**Requirements:** Lines that hold the word "matplotlib" should be located and copied.

**Information supplied:**
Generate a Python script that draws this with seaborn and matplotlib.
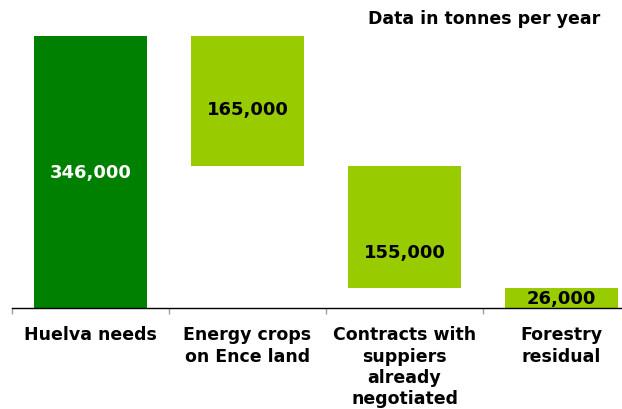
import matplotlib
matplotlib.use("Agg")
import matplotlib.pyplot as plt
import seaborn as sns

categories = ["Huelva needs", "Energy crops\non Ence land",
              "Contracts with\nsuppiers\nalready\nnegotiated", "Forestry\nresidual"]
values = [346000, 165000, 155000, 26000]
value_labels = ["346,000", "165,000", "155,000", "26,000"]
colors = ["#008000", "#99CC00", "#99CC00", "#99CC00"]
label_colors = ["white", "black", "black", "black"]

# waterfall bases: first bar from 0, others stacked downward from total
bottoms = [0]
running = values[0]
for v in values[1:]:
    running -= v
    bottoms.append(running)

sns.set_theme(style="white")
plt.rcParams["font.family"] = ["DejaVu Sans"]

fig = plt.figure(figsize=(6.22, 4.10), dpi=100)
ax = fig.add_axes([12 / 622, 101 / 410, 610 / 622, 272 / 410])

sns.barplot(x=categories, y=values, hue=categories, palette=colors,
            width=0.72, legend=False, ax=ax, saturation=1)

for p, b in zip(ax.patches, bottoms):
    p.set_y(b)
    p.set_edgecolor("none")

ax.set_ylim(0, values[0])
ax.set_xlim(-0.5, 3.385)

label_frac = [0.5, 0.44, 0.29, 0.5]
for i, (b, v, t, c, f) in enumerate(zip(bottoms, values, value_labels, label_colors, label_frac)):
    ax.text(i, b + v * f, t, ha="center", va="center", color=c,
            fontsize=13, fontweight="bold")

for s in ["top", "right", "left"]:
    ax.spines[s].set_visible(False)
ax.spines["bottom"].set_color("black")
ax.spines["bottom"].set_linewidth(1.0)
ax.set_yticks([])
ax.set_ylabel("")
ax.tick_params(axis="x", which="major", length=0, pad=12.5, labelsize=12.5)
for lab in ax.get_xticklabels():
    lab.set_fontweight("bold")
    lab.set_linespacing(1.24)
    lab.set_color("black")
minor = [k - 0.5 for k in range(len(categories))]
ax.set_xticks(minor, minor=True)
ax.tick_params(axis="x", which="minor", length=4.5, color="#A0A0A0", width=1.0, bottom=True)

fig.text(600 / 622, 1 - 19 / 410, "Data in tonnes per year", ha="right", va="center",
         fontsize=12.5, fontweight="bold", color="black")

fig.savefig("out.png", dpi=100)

**Task answer:**
Generate a Python script that draws this with seaborn and matplotlib.
import matplotlib
matplotlib.use("Agg")
import matplotlib.pyplot as plt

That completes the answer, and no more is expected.